Computational mechanistic study of Ru-catalyzed CO2 reduction by pinacolborane revealing the σ–π coupling mechanism for CO2 decarbonylation

Abstract

It has been reported that RuH₂(η²-H₂)₂(PCy₃)₂ (1) could mediate CO₂ reduction by pinacolborane (HBpin), affording pinBOBpin (7), pinBOCH₃ (8), pinBOCHO (9), pinBOCH₂OBpin (10), and an unprecedented C2 species pinBOCH₂OCHO (11), which meanwhile is converted to the Ru complexes, including the transient 3 (RuH(κ²-O₂CH)(CO)(PCy₃)₂) and 5 (RuH{(μ-H)₂Bpin}(CO)(PCy₃)₂), and the persistent 4 (RuH(κ²-O₂CH)(CO)₂(PCy₃)₂) and 6 (RuH₂(CO)₂(PCy₃)₂). To gain an insight into the catalysis, a DFT study was carried out. The study identified the key active catalyst to be the hydride 13 (RuH₂(CO)(PCy₃)₂) and characterized the mechanisms leading to the experimentally observed species (3–11). By investigating the experimental system, we learned a new mechanism called σ–π coupling for CO₂ decarbonylation. Under this mechanism, CO₂ and HBpin first co-coordinate to the Ru center of 13, then σ–π coupling takes place, forming a B–O bond between CO₂ and HBpin, Ru–H and Ru–C bonds, and simultaneously breaking the H–Bpin bond, followed by -OBpin group migration to the Ru center, completing the CO₂ decarbonylation.
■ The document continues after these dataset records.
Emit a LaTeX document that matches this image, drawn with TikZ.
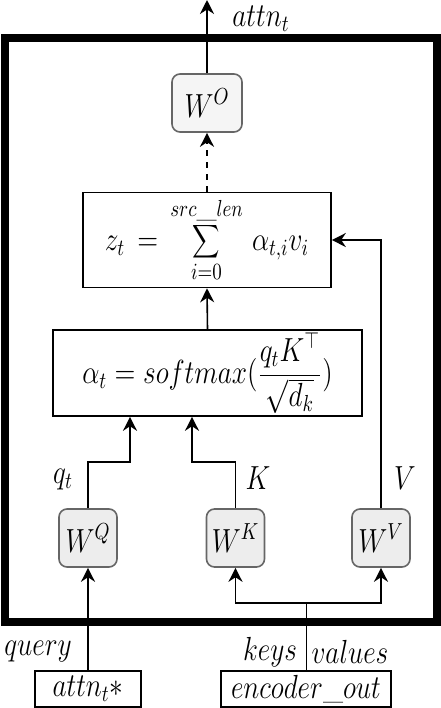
\documentclass[tikz,border=0pt]{standalone}
\usepackage{graphicx}
\usetikzlibrary{arrows.meta, positioning, calc}
\newcommand{\mt}[1]{\scalebox{0.95}[1.16]{$\displaystyle #1$}}
\begin{document}
\begin{tikzpicture}[
    x=0.5pt, y=-0.5pt,
    block/.style={rectangle, draw=black, line width=0.8pt, inner sep=0pt, font=\Large},
    weight/.style={rectangle, draw=black!60, fill=black!7, line width=0.8pt, rounded corners=4pt, minimum width=29pt, minimum height=29pt, inner sep=0pt, font=\Large},
    lbl/.style={font=\Large, inner sep=0pt},
    arrow/.style={-{Stealth[length=7pt, width=7pt]}, line width=0.8pt}
]
\useasboundingbox (0,0) rectangle (440,708);

% Frame
\draw[line width=3.6pt] (5,38) rectangle (437,622);

% Nodes
\node[weight, fill=black!4, minimum width=35pt] (wo) at (207,103) {\mt{W^O}};
\node[block, minimum width=124pt, minimum height=47.5pt] (zsum) at (207,240) {\mt{z_t \,=\, \sum_{i=0}^{src\_len}\, \alpha_{t,i} v_i}};
\node[block, minimum width=154.5pt, minimum height=43pt] (alpha) at (207.5,373) {\mt{\alpha_t = softmax(\frac{q_t K^\top}{\sqrt{d_k}})}};
\node[weight] (wq) at (88,538) {\mt{W^Q}};
\node[weight] (wk) at (235.5,538) {\mt{W^K}};
\node[weight] (wv) at (381,538) {\mt{W^V}};
\node[block, minimum width=53pt, minimum height=18pt] (attn) at (88,689) {\mt{attn_t*}};
\node[block, minimum width=85pt, minimum height=18pt] (enc) at (306,689) {\mt{encoder\_out}};
\coordinate (out) at (207,0);

% Labels
\node[lbl] (attnlbl) at (261,19) {\mt{attn_t}};
\node[lbl] (qlbl) at (63,480) {\mt{q_t}};
\node[lbl] (klbl) at (258,478) {\mt{K}};
\node[lbl] (vlbl) at (405,478) {\mt{V}};
\node[lbl] (querylbl) at (38,652) {\mt{query}};
\node[lbl] (keyslbl) at (270,652) {\mt{keys}};
\node[lbl] (valueslbl) at (350,652) {\mt{values}};

% Paths
\draw[arrow] (wo.north) -- (out);
\draw[arrow, dashed] (zsum.north) -- (wo.south);
\draw[arrow] (alpha.north) -- (zsum.south);
\draw[arrow] (wq.north) -- ++(0,-46) -| ([xshift=-38.75pt]alpha.south);
\draw[arrow] (wk.north) -- ++(0,-46) -| ([xshift=-7.75pt]alpha.south);
\draw[arrow] (wv.north) |- (zsum.east);
\draw[arrow] (attn.north) -- (wq.south);
\draw (enc.north) -- ++(0,-67) coordinate (split);
\draw[arrow] (split) -| (wk.south);
\draw[arrow] (split) -| (wv.south);

\end{tikzpicture}
\end{document}
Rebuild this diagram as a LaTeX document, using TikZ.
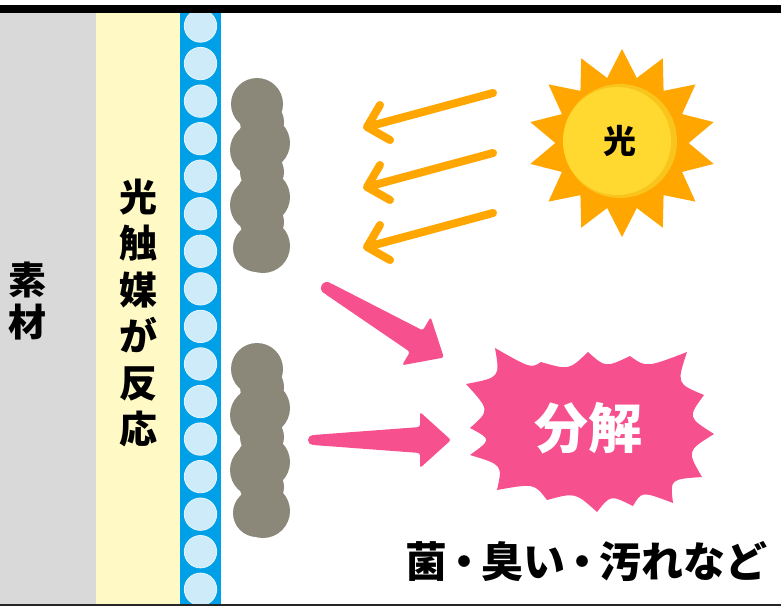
\documentclass[tikz,border=0pt]{standalone}
\usepackage{fontspec}
\newfontfamily\jp{Noto Sans CJK JP}
\usetikzlibrary{shapes.geometric,calc}

\definecolor{substrate}{HTML}{D9D9D9}
\definecolor{coat}{HTML}{FFF9C6}
\definecolor{film}{HTML}{00A0E9}
\definecolor{bubble}{HTML}{CDEBF8}
\definecolor{grime}{HTML}{8B8879}
\definecolor{sunorange}{HTML}{FFA600}
\definecolor{sundisc}{HTML}{FFD92F}
\definecolor{sunrim}{HTML}{F9C51C}
\definecolor{hotpink}{HTML}{F7508F}

% concave scallop between two burst tips
\newcommand\burstedge[2]{.. controls ($0.41*(#1)+0.41*(#2)+0.18*(bc)$) .. (#2)}

\begin{document}
\begin{tikzpicture}[x=1pt,y=-1pt,
  label/.style={font=\jp\bfseries, inner sep=0pt, align=center},
  ray/.style={draw=sunorange, line width=8pt, line cap=round, line join=round},
  pinkarrow/.style={fill=hotpink, rounded corners=2.5pt},
  dirt/.style={fill=grime}]
\useasboundingbox (0,0) rectangle (781,606);
\fill[white] (0,0) rectangle (781,606);

% material layers
\fill[substrate] (0,13) rectangle (96,604);
\fill[coat] (96,13) rectangle (180,604);
\fill[film] (180,13) rectangle (221,604);
\begin{scope}
  \clip (180,13) rectangle (221,604);
  \foreach \k in {0,...,15}
    \fill[bubble, draw=white!55!bubble, line width=0.8pt] (200.5,26+37.55*\k) circle (16.2pt);
\end{scope}

% frame lines
\fill[black] (0,5) rectangle (781,13);
\fill[black!85] (0,604) rectangle (781,606);

% layer captions
\node[label, font=\jp\bfseries\fontsize{38}{42}\selectfont] (material) at (28,301) {素\\材};
\node[label, font=\jp\bfseries\fontsize{38}{46.4}\selectfont] (catalyst) at (138,313) {光\\触\\媒\\が\\反\\応};

% grime patches on the surface (each blob filled on its own)
\foreach \dy/\nm in {0/upper,265/lower}{
  \begin{scope}[yshift=-\dy pt]
    \foreach \cx/\cy/\r in {257/104/26, 262/122/22, 263/143/27, 257/150/27,
                            262/172/22, 263/197/27, 257/205/27, 262/222/22,
                            263/246/27, 257/248/24}
      \fill[dirt] (\cx,\cy) circle (\r pt);
  \end{scope}
}

% sun
\node[star, star points=14, star point ratio=1.41, minimum size=188pt,
      inner sep=0pt, fill=sunorange] (sun) at (622,143) {};
\fill[sunrim] (620,141) circle (57pt);
\fill[sundisc] (617,141) circle (54pt);
\node[label, font=\jp\bfseries\fontsize{33}{33}\selectfont] (light) at (620,141) {光};

% incoming light
\foreach \i/\y in {1/0,2/60,3/120}{
  \coordinate (r\i s) at (493,93+\y);
  \coordinate (r\i e) at (367,127+\y);
  \draw[ray] (r\i s) -- (r\i e) ($(r\i e)+(13,-22)$) -- (r\i e) -- ($(r\i e)+(23,13)$);
}

% decomposition arrows
\begin{scope}[shift={(327,288)}, rotate=-30.75]
  \fill[hotpink] (0,0) circle (6pt);
  \fill[pinkarrow] (0,-6) -- (104,-12.5) -- (104,-28) -- (136,0)
    -- (104,28) -- (104,12.5) -- (0,6) -- cycle;
\end{scope}
\begin{scope}[shift={(313,440)}]
  \fill[hotpink] (0,0) circle (5pt);
  \fill[pinkarrow] (0,-5) -- (107,-13) -- (107,-28) -- (138,0)
    -- (107,28) -- (107,13) -- (0,5) -- cycle;
\end{scope}

% burst
\coordinate (bc) at (590,430);
\coordinate (b1) at (495,348);
\coordinate (b2) at (541,362);
\coordinate (b3) at (588,352);
\coordinate (b4) at (630,356);
\coordinate (b5) at (687,352);
\coordinate (b6) at (704,395);
\coordinate (b7) at (714,434);
\coordinate (b8) at (702,477);
\coordinate (b9) at (673,503);
\coordinate (b10) at (633,506);
\coordinate (b11) at (597,512);
\coordinate (b12) at (547,500);
\coordinate (b13) at (497,490);
\coordinate (b14) at (470,455);
\coordinate (b15) at (470,428);
\coordinate (b16) at (466,384);
\fill[hotpink] (b1) \burstedge{b1}{b2} \burstedge{b2}{b3} \burstedge{b3}{b4}
  \burstedge{b4}{b5} \burstedge{b5}{b6} \burstedge{b6}{b7} \burstedge{b7}{b8}
  \burstedge{b8}{b9} \burstedge{b9}{b10} \burstedge{b10}{b11} \burstedge{b11}{b12}
  \burstedge{b12}{b13} \burstedge{b13}{b14} \burstedge{b14}{b15} \burstedge{b15}{b16}
  \burstedge{b16}{b1} -- cycle;
\node[label, text=white, font=\jp\bfseries\fontsize{54}{54}\selectfont] (decomp) at (588,428) {分解};

% targets
\node[label, font=\jp\bfseries\fontsize{42}{42}\selectfont] (targets) at (586,562)
  {菌\kern-4pt・\kern-4pt臭い\kern-4pt・\kern-4pt汚れなど};
\end{tikzpicture}
\end{document}
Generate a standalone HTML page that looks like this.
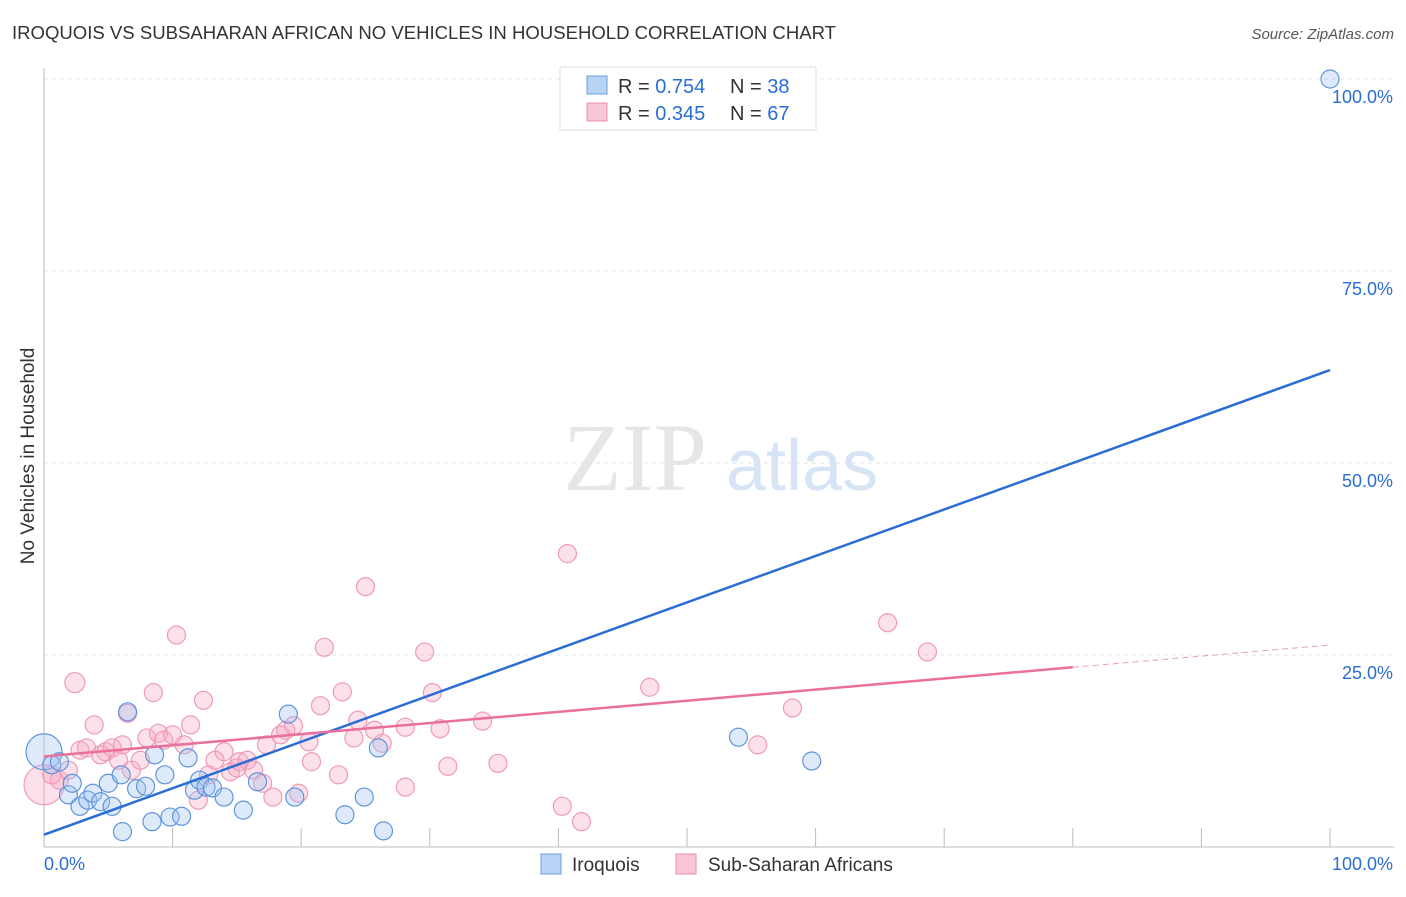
<!DOCTYPE html>
<html><head><meta charset="utf-8"><style>
body{margin:0;background:#fff;font-family:"Liberation Sans",sans-serif;}
</style></head><body>
<svg width="1406" height="892" xmlns="http://www.w3.org/2000/svg" id="chart">
<text x="12" y="39" font-size="18" fill="#333" textLength="824" lengthAdjust="spacingAndGlyphs">IROQUOIS VS SUBSAHARAN AFRICAN NO VEHICLES IN HOUSEHOLD CORRELATION CHART</text>
<text x="1394" y="39" font-size="15" fill="#555" font-style="italic" text-anchor="end">Source: ZipAtlas.com</text>
<text x="34" y="456" font-size="19" fill="#333" text-anchor="middle" transform="rotate(-90 34 456)">No Vehicles in Household</text>
<g><text x="635" y="490" font-size="96" font-family="Liberation Serif,serif" fill="#e6e6e6" text-anchor="middle">ZIP</text><text x="802" y="490" font-size="72" fill="#d6e4f5" text-anchor="middle">atlas</text></g>
<g id="grid"></g><g id="axes"></g><g id="marks"></g><g id="lines"></g>
<g>
<rect x="560" y="67" width="256" height="63" fill="#fff" stroke="#ddd"/>
<rect x="587" y="76" width="20" height="18" fill="#b8d3f5" stroke="#6a9fe0"/>
<rect x="587" y="103" width="20" height="18" fill="#f9c6d6" stroke="#ec8fae"/>
<text x="618" y="93" font-size="20" fill="#333">R = <tspan fill="#2a6dd6">0.754</tspan></text>
<text x="730" y="93" font-size="20" fill="#333">N = <tspan fill="#2a6dd6">38</tspan></text>
<text x="618" y="120" font-size="20" fill="#333">R = <tspan fill="#2a6dd6">0.345</tspan></text>
<text x="730" y="120" font-size="20" fill="#333">N = <tspan fill="#2a6dd6">67</tspan></text>
</g>
<g>
<rect x="541" y="854" width="20" height="20" fill="#b8d3f5" stroke="#6a9fe0"/>
<text x="572" y="871" font-size="19" fill="#333">Iroquois</text>
<rect x="676" y="854" width="20" height="20" fill="#f9c6d6" stroke="#ec8fae"/>
<text x="708" y="871" font-size="19" fill="#333">Sub-Saharan Africans</text>
</g>
</svg>
<script>
const blueX=[0,0.6,1.2,1.9,2.2,2.8,3.4,3.8,4.4,5.0,5.3,6.0,6.1,6.5,7.2,7.9,8.4,8.6,9.4,9.8,10.7,11.2,11.7,12.1,12.6,13.1,14.0,15.5,16.6,19.0,19.5,23.4,24.9,26.0,26.4,54.0,59.7,100];
const blueY=[12.4,10.7,11.1,6.8,8.3,5.3,6.1,7.0,5.9,8.3,5.3,9.4,2.0,17.6,7.6,7.9,3.3,12.0,9.4,3.9,4.0,11.6,7.4,8.7,7.8,7.7,6.5,4.8,8.5,17.3,6.5,4.2,6.5,12.9,2.1,14.3,11.2,100];
const pinkX=[0,0.6,1.2,1.9,2.4,2.8,3.3,3.9,4.4,4.8,5.3,5.8,6.1,6.5,6.8,7.5,8.0,8.5,8.9,9.3,10.0,10.3,10.9,11.4,12.0,12.4,12.8,13.3,14.0,14.5,15.0,15.2,15.8,16.3,17.0,17.3,17.8,18.4,18.8,19.4,19.8,20.6,20.8,21.5,21.8,22.9,23.2,24.1,24.4,25.0,25.7,26.3,28.1,28.1,29.6,30.2,30.8,31.4,34.1,35.3,40.3,40.7,41.8,47.1,55.5,58.2,65.6,68.7];
const pinkY=[8.1,9.4,8.7,10.0,21.4,12.6,12.9,15.9,12.0,12.4,12.9,11.3,13.3,17.4,10.0,11.3,14.2,20.1,14.8,13.9,14.6,27.6,13.3,15.9,6.1,19.1,9.4,11.3,12.4,9.8,10.3,11.1,11.3,10.0,8.3,13.3,6.5,14.6,15.2,15.8,7.0,13.7,11.1,18.4,26.0,9.4,20.2,14.2,16.5,33.9,15.2,13.5,7.8,15.6,25.4,20.1,15.4,10.5,16.4,10.9,5.3,38.2,3.3,20.8,13.3,18.1,29.2,25.4];
const blueTrend=[1.6,62.1];
const pinkTrend=[11.8,26.3];
const yTicks=[25,50,75,100];
const yTickLabels=["25.0%","50.0%","75.0%","100.0%"];
const xTicks=[0,10,20,30,40,50,60,70,80,90,100];
const NS="http://www.w3.org/2000/svg";
const X=v=>44+v*12.86, Y=v=>847-v*7.68;
function mk(t,a,p){const e=document.createElementNS(NS,t);for(const k in a)e.setAttribute(k,a[k]);document.getElementById(p).appendChild(e);return e;}
yTicks.forEach((t,i)=>{
 const g=mk('line',{x1:44,x2:1394,y1:Y(t),y2:Y(t),stroke:'#e2e2e2','stroke-dasharray':'4,4'},'grid');
 
 
 const l=mk('text',{x:1393,y:Y(t)+24,'font-size':18,fill:'#2a6dd6','text-anchor':'end'},'axes');
 l.textContent=yTickLabels[i];
 
 
});
const ax=mk('line',{x1:44,x2:44,y1:68,y2:847,stroke:'#bbb'},'axes');


const bx=mk('line',{x1:44,x2:1394,y1:847,y2:847,stroke:'#bbb'},'axes');


xTicks.forEach(t=>{const e=mk('line',{x1:X(t),x2:X(t),y1:828,y2:847,stroke:'#bbb'},'axes');
 
 });
const l0=mk('text',{x:44,y:870,'font-size':18,fill:'#2a6dd6'},'axes');l0.textContent='0.0%';


const l1=mk('text',{x:1393,y:870,'font-size':18,fill:'#2a6dd6','text-anchor':'end'},'axes');l1.textContent='100.0%';


pinkX.forEach((v,i)=>{const c=mk('circle',{cx:X(v),cy:Y(pinkY[i]),r:i==0?20:(i==4?10:9),fill:'rgba(246,170,195,0.35)',stroke:'#ef9ab7','stroke-width':1.2},'marks');
 
 });
blueX.forEach((v,i)=>{const c=mk('circle',{cx:X(v),cy:Y(blueY[i]),r:i==0?18:9,fill:'rgba(160,196,240,0.35)',stroke:'#5e95dc','stroke-width':1.2},'marks');
 
 });
const bt=mk('line',{x1:X(0),y1:Y(blueTrend[0]),x2:X(100),y2:Y(blueTrend[1]),stroke:'#2a6dd6','stroke-width':2.5},'lines');


const p80=pinkTrend[0]+(pinkTrend[1]-pinkTrend[0])*0.8;
const pt=mk('line',{x1:X(0),y1:Y(pinkTrend[0]),x2:X(80),y2:Y(p80),stroke:'#e8709a','stroke-width':2.5},'lines');


const pd=mk('line',{x1:X(80),y1:Y(p80),x2:X(100),y2:Y(pinkTrend[1]),stroke:'#e8a0b8','stroke-width':1,'stroke-dasharray':'6,4'},'lines');


</script>
</body></html>
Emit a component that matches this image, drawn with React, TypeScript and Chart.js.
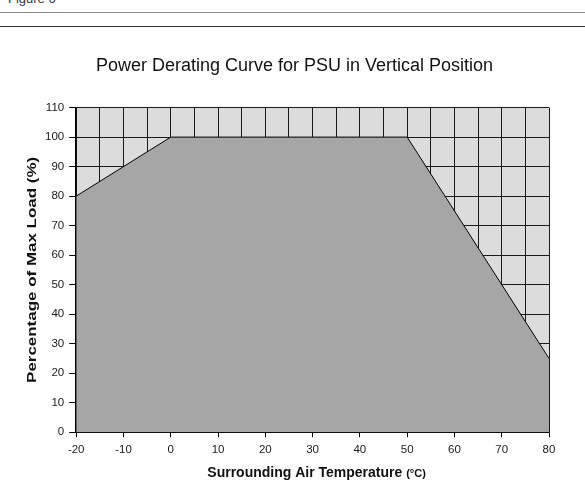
import React, { useEffect, useRef } from "react";
import { Chart, registerables } from "chart.js";

Chart.register(...registerables);

const temps = [-20, 0, 50, 80];
const loads = [80, 100, 100, 25];
const xTicks = [-20, -10, 0, 10, 20, 30, 40, 50, 60, 70, 80];
const yTicks = [0, 10, 20, 30, 40, 50, 60, 70, 80, 90, 100, 110];
const titleText = "Power Derating Curve for PSU in Vertical Position";
const xTitleMain = "Surrounding Air Temperature ";
const xTitleUnit = "(°C)";
const yTitleText = "Percentage of Max Load (%)";

const FONT = "'Liberation Sans', Arial, sans-serif";

const bgPlugin = {
  id: "plotBg",
  beforeDraw(chart: any) {
    const { ctx, chartArea } = chart;
    if (!chartArea) return;
    ctx.save();
    ctx.fillStyle = "#dcdcdc";
    ctx.fillRect(chartArea.left, chartArea.top, chartArea.right - chartArea.left, chartArea.bottom - chartArea.top);
    ctx.restore();
  },
};

const axisTitlePlugin = {
  id: "axisTitles",
  afterDraw(chart: any) {
    const { ctx, chartArea } = chart;
    if (!chartArea) return;
    ctx.save();
    ctx.fillStyle = "#111";
    ctx.textBaseline = "middle";
    ctx.textAlign = "left";
    ctx.font = `bold 14px ${FONT}`;
    const wMain = ctx.measureText(xTitleMain).width;
    ctx.font = `bold 11px ${FONT}`;
    const wUnit = ctx.measureText(xTitleUnit).width;
    const cx = (chartArea.left + chartArea.right) / 2 + 4;
    const x0 = cx - (wMain + wUnit) / 2;
    const yx = chart.height - 10;
    ctx.font = `bold 14px ${FONT}`;
    ctx.fillText(xTitleMain, x0, yx);
    ctx.font = `bold 11px ${FONT}`;
    ctx.fillText(xTitleUnit, x0 + wMain, yx + 1);
    ctx.font = `bold 13px ${FONT}`;
    const wy = ctx.measureText(yTitleText).width;
    const target = 226;
    ctx.translate(32, (chartArea.top + chartArea.bottom) / 2);
    ctx.rotate(-Math.PI / 2);
    ctx.scale(target / wy, 1);
    ctx.textAlign = "center";
    ctx.fillText(yTitleText, 0, 0);
    ctx.restore();
  },
};

export default function App() {
  const ref = useRef<HTMLCanvasElement>(null);
  useEffect(() => {
    if (!ref.current) return;
    const chart = new Chart(ref.current, {
      type: "line",
      data: {
        datasets: [
          {
            data: temps.map((t, i) => ({ x: t, y: loads[i] })),
            borderColor: "#000",
            borderWidth: 1,
            backgroundColor: "#a6a6a6",
            fill: "start",
            pointRadius: 0,
            tension: 0,
          },
        ],
      },
      options: {
        animation: false,
        responsive: false,
        devicePixelRatio: 1,
        layout: { padding: { left: 40, right: 36, top: 0, bottom: 20 } },
        plugins: {
          legend: { display: false },
          tooltip: { enabled: false },
          title: {
            display: true,
            text: titleText,
            color: "#111",
            font: { family: FONT, size: 18, weight: "normal" },
            padding: { top: 20, bottom: 31 },
          },
        },
        scales: {
          x: {
            type: "linear",
            min: -20,
            max: 80,
            afterBuildTicks(axis: any) {
              const t: any[] = [];
              for (let v = xTicks[0]; v <= xTicks[xTicks.length - 1]; v += 5) t.push({ value: v });
              axis.ticks = t;
            },
            ticks: {
              autoSkip: false,
              maxRotation: 0,
              color: "#1a1a1a",
              font: { family: FONT, size: 11.5 },
              padding: 6,
              callback: (v: any) => (xTicks.includes(Number(v)) ? String(v) : ""),
            },
            grid: {
              color: "#1a1a1a",
              lineWidth: 1,
              tickLength: 5,
              tickColor: (c: any) => (c.tick && xTicks.includes(c.tick.value) ? "#000" : "rgba(0,0,0,0)"),
            },
            border: { color: "#000", width: 1.5 },
          },
          y: {
            type: "linear",
            min: 0,
            max: 110,
            afterBuildTicks(axis: any) {
              axis.ticks = yTicks.map((v) => ({ value: v }));
            },
            ticks: {
              autoSkip: false,
              color: "#1a1a1a",
              font: { family: FONT, size: 11.5 },
              padding: 5,
            },
            grid: {
              color: "#1a1a1a",
              lineWidth: 1,
              tickLength: 7,
              tickColor: "#000",
            },
            border: { color: "#000", width: 1.5 },
          },
        },
      },
      plugins: [bgPlugin, axisTitlePlugin],
    });
    return () => chart.destroy();
  }, []);

  return (
    <div style={{ position: "fixed", left: 0, top: 0, width: 585, height: 483, background: "#fff", overflow: "hidden" }}>
      <div style={{ position: "absolute", left: 8, top: -9, font: `13px ${FONT}`, color: "#333", lineHeight: "15px" }}>Figure 6</div>
      <div style={{ position: "absolute", left: 0, top: 12, width: 585, height: 1, background: "#8a8a8a" }} />
      <div style={{ position: "absolute", left: 0, top: 26, width: 585, height: 1, background: "#333" }} />
      <canvas ref={ref} width={585} height={448} style={{ position: "absolute", left: 0, top: 35, width: 585, height: 448 }} />
    </div>
  );
}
An interesting feature regarding the Ru catalysis was the involvement of η¹-H⋯η¹-H → η²-H₂ and η¹-H⋯η¹-Bpin → η²-HBpin reductions, which facilitated the oxidative H–Bpin addition or the coordination mode change of CO₂ from η¹-O to η²-CO for CO₂ activation or σ–π coupling. The facilitation effects could be attributed to the reductions enhancing the electron donations from the Ru center to the antibonding orbitals of the activating bonds.